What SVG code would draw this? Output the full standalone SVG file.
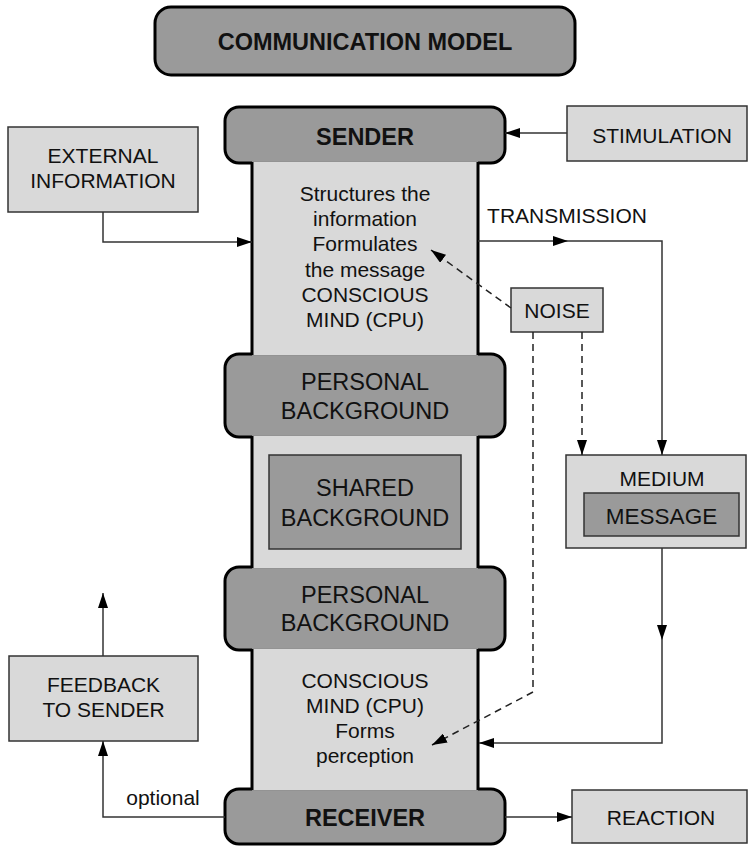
<svg xmlns="http://www.w3.org/2000/svg" width="749" height="846" viewBox="0 0 749 846">
  <defs>
    <marker id="arrow" viewBox="0 0 15 10" refX="15" refY="5" markerWidth="15" markerHeight="10" markerUnits="userSpaceOnUse" orient="auto">
      <path d="M0,0 L15,5 L0,10 z" fill="#000"/>
    </marker>
    <style>
      text { font-family: "Liberation Sans", Arial, Helvetica, sans-serif; font-size: 21px; fill: #111; text-anchor: middle; }
      .bold { font-weight: bold; font-size: 23.5px; }
      .big { font-size: 23.5px; }
      .mid { font-size: 22.5px; }
      .stage { fill: #9a9a9a; stroke: #000; stroke-width: 3; }
      .box { fill: #d9d9d9; stroke: #333; stroke-width: 1.5; }
      .inner { fill: #9a9a9a; stroke: #333; stroke-width: 1.5; }
      .col { fill: #d9d9d9; stroke: none; }
      .edge { stroke: #000; stroke-width: 3; fill: none; }
      .link { stroke: #333; stroke-width: 1.5; fill: none; }
      .dash { stroke: #222; stroke-width: 1.5; fill: none; stroke-dasharray: 7 5; }
    </style>
  </defs>

  <!-- title -->
  <g id="title">
    <rect class="stage" x="155" y="7" width="420" height="68" rx="16"/>
    <text class="bold" x="365" y="50">COMMUNICATION MODEL</text>
  </g>

  <!-- central column: sender at the top, receiver at the bottom -->
  <g id="sender">
    <rect class="stage" x="225" y="107" width="280" height="56" rx="14"/>
  </g>
  <g id="personal-background-1">
    <rect class="stage" x="225" y="354" width="280" height="83" rx="14"/>
  </g>
  <g id="personal-background-2">
    <rect class="stage" x="225" y="567" width="280" height="83" rx="14"/>
  </g>
  <g id="receiver">
    <rect class="stage" x="225" y="789" width="280" height="55" rx="14"/>
  </g>

  <g id="column">
    <rect class="col" x="252" y="161.5" width="226" height="194"/>
    <rect class="col" x="252" y="435.5" width="226" height="133"/>
    <rect class="col" x="252" y="648.5" width="226" height="142"/>
    <path class="edge" d="M252,162 V355 M478,162 V355 M252,436 V568 M478,436 V568 M252,649 V790 M478,649 V790"/>
  </g>

  <g id="sender-label">
    <text class="bold" x="365" y="145">SENDER</text>
    <text x="365" y="201">Structures the</text>
    <text x="365" y="226">information</text>
    <text x="365" y="251">Formulates</text>
    <text x="365" y="277">the message</text>
    <text x="365" y="302">CONSCIOUS</text>
    <text x="365" y="327">MIND (CPU)</text>
  </g>
  <g id="personal-background-1-label">
    <text class="big" x="365" y="390">PERSONAL</text>
    <text class="big" x="365" y="419">BACKGROUND</text>
  </g>
  <g id="shared-background">
    <rect class="inner" x="269" y="455" width="192" height="94"/>
    <text class="big" x="365" y="496">SHARED</text>
    <text class="big" x="365" y="526">BACKGROUND</text>
  </g>
  <g id="personal-background-2-label">
    <text class="big" x="365" y="603">PERSONAL</text>
    <text class="big" x="365" y="631">BACKGROUND</text>
  </g>
  <g id="receiver-label">
    <text x="365" y="688">CONSCIOUS</text>
    <text x="365" y="713">MIND (CPU)</text>
    <text x="365" y="738">Forms</text>
    <text x="365" y="763">perception</text>
    <text class="bold" x="365" y="826">RECEIVER</text>
  </g>

  <!-- side boxes -->
  <g id="external-information">
    <rect class="box" x="8" y="127" width="190" height="85"/>
    <text x="103" y="163">EXTERNAL</text>
    <text x="103" y="188">INFORMATION</text>
  </g>
  <g id="stimulation">
    <rect class="box" x="567" y="106" width="180" height="55"/>
    <text x="662" y="143">STIMULATION</text>
  </g>
  <g id="noise">
    <rect class="box" x="511" y="288" width="92" height="44"/>
    <text x="557" y="318">NOISE</text>
  </g>
  <g id="medium">
    <rect class="box" x="566" y="455" width="180" height="93"/>
    <text x="662" y="486">MEDIUM</text>
    <rect class="inner" x="584" y="493" width="155" height="43"/>
    <text class="mid" x="661.5" y="524">MESSAGE</text>
  </g>
  <g id="feedback">
    <rect class="box" x="9" y="656" width="189" height="85"/>
    <text x="103.5" y="692">FEEDBACK</text>
    <text x="103.5" y="717">TO SENDER</text>
  </g>
  <g id="reaction">
    <rect class="box" x="572" y="790" width="175" height="53"/>
    <text x="661" y="825">REACTION</text>
  </g>

  <!-- connectors -->
  <g id="connectors">
    <path class="link" d="M567,133 H505" marker-end="url(#arrow)"/>
    <path class="link" d="M103,212 V242 H252" marker-end="url(#arrow)"/>
    <path class="link" d="M478,241 H568" marker-end="url(#arrow)"/>
    <path class="link" d="M568,241 H662 V455" marker-end="url(#arrow)"/>
    <path class="dash" d="M511,308 L431,250" marker-end="url(#arrow)"/>
    <path class="dash" d="M582,332 V455" marker-end="url(#arrow)"/>
    <path class="dash" d="M533,332 V692 L432,745" marker-end="url(#arrow)"/>
    <path class="link" d="M662,548 V640" marker-end="url(#arrow)"/>
    <path class="link" d="M662,640 V743 H479" marker-end="url(#arrow)"/>
    <path class="link" d="M225,817 H103 V741" marker-end="url(#arrow)"/>
    <path class="link" d="M103,656 V593" marker-end="url(#arrow)"/>
    <path class="link" d="M505,817 H572" marker-end="url(#arrow)"/>
    <text x="163" y="805">optional</text>
    <text x="567" y="223">TRANSMISSION</text>
  </g>
</svg>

━━━━━━

▶ Stated exercise
Retype the whole listing exactly and leave the pictures out.

▶ Final result
What SVG code would draw this? Output the full standalone SVG file.
<svg xmlns="http://www.w3.org/2000/svg" width="749" height="846" viewBox="0 0 749 846">
  <defs>
    <marker id="arrow" viewBox="0 0 15 10" refX="15" refY="5" markerWidth="15" markerHeight="10" markerUnits="userSpaceOnUse" orient="auto">
      <path d="M0,0 L15,5 L0,10 z" fill="#000"/>
    </marker>
    <style>
      text { font-family: "Liberation Sans", Arial, Helvetica, sans-serif; font-size: 21px; fill: #111; text-anchor: middle; }
      .bold { font-weight: bold; font-size: 23.5px; }
      .big { font-size: 23.5px; }
      .mid { font-size: 22.5px; }
      .stage { fill: #9a9a9a; stroke: #000; stroke-width: 3; }
      .box { fill: #d9d9d9; stroke: #333; stroke-width: 1.5; }
      .inner { fill: #9a9a9a; stroke: #333; stroke-width: 1.5; }
      .col { fill: #d9d9d9; stroke: none; }
      .edge { stroke: #000; stroke-width: 3; fill: none; }
      .link { stroke: #333; stroke-width: 1.5; fill: none; }
      .dash { stroke: #222; stroke-width: 1.5; fill: none; stroke-dasharray: 7 5; }
    </style>
  </defs>

  <!-- title -->
  <g id="title">
    <rect class="stage" x="155" y="7" width="420" height="68" rx="16"/>
    <text class="bold" x="365" y="50">COMMUNICATION MODEL</text>
  </g>

  <!-- central column: sender at the top, receiver at the bottom -->
  <g id="sender">
    <rect class="stage" x="225" y="107" width="280" height="56" rx="14"/>
  </g>
  <g id="personal-background-1">
    <rect class="stage" x="225" y="354" width="280" height="83" rx="14"/>
  </g>
  <g id="personal-background-2">
    <rect class="stage" x="225" y="567" width="280" height="83" rx="14"/>
  </g>
  <g id="receiver">
    <rect class="stage" x="225" y="789" width="280" height="55" rx="14"/>
  </g>

  <g id="column">
    <rect class="col" x="252" y="161.5" width="226" height="194"/>
    <rect class="col" x="252" y="435.5" width="226" height="133"/>
    <rect class="col" x="252" y="648.5" width="226" height="142"/>
    <path class="edge" d="M252,162 V355 M478,162 V355 M252,436 V568 M478,436 V568 M252,649 V790 M478,649 V790"/>
  </g>

  <g id="sender-label">
    <text class="bold" x="365" y="145">SENDER</text>
    <text x="365" y="201">Structures the</text>
    <text x="365" y="226">information</text>
    <text x="365" y="251">Formulates</text>
    <text x="365" y="277">the message</text>
    <text x="365" y="302">CONSCIOUS</text>
    <text x="365" y="327">MIND (CPU)</text>
  </g>
  <g id="personal-background-1-label">
    <text class="big" x="365" y="390">PERSONAL</text>
    <text class="big" x="365" y="419">BACKGROUND</text>
  </g>
  <g id="shared-background">
    <rect class="inner" x="269" y="455" width="192" height="94"/>
    <text class="big" x="365" y="496">SHARED</text>
    <text class="big" x="365" y="526">BACKGROUND</text>
  </g>
  <g id="personal-background-2-label">
    <text class="big" x="365" y="603">PERSONAL</text>
    <text class="big" x="365" y="631">BACKGROUND</text>
  </g>
  <g id="receiver-label">
    <text x="365" y="688">CONSCIOUS</text>
    <text x="365" y="713">MIND (CPU)</text>
    <text x="365" y="738">Forms</text>
    <text x="365" y="763">perception</text>
    <text class="bold" x="365" y="826">RECEIVER</text>
  </g>

  <!-- side boxes -->
  <g id="external-information">
    <rect class="box" x="8" y="127" width="190" height="85"/>
    <text x="103" y="163">EXTERNAL</text>
    <text x="103" y="188">INFORMATION</text>
  </g>
  <g id="stimulation">
    <rect class="box" x="567" y="106" width="180" height="55"/>
    <text x="662" y="143">STIMULATION</text>
  </g>
  <g id="noise">
    <rect class="box" x="511" y="288" width="92" height="44"/>
    <text x="557" y="318">NOISE</text>
  </g>
  <g id="medium">
    <rect class="box" x="566" y="455" width="180" height="93"/>
    <text x="662" y="486">MEDIUM</text>
    <rect class="inner" x="584" y="493" width="155" height="43"/>
    <text class="mid" x="661.5" y="524">MESSAGE</text>
  </g>
  <g id="feedback">
    <rect class="box" x="9" y="656" width="189" height="85"/>
    <text x="103.5" y="692">FEEDBACK</text>
    <text x="103.5" y="717">TO SENDER</text>
  </g>
  <g id="reaction">
    <rect class="box" x="572" y="790" width="175" height="53"/>
    <text x="661" y="825">REACTION</text>
  </g>

  <!-- connectors -->
  <g id="connectors">
    <path class="link" d="M567,133 H505" marker-end="url(#arrow)"/>
    <path class="link" d="M103,212 V242 H252" marker-end="url(#arrow)"/>
    <path class="link" d="M478,241 H568" marker-end="url(#arrow)"/>
    <path class="link" d="M568,241 H662 V455" marker-end="url(#arrow)"/>
    <path class="dash" d="M511,308 L431,250" marker-end="url(#arrow)"/>
    <path class="dash" d="M582,332 V455" marker-end="url(#arrow)"/>
    <path class="dash" d="M533,332 V692 L432,745" marker-end="url(#arrow)"/>
    <path class="link" d="M662,548 V640" marker-end="url(#arrow)"/>
    <path class="link" d="M662,640 V743 H479" marker-end="url(#arrow)"/>
    <path class="link" d="M225,817 H103 V741" marker-end="url(#arrow)"/>
    <path class="link" d="M103,656 V593" marker-end="url(#arrow)"/>
    <path class="link" d="M505,817 H572" marker-end="url(#arrow)"/>
    <text x="163" y="805">optional</text>
    <text x="567" y="223">TRANSMISSION</text>
  </g>
</svg>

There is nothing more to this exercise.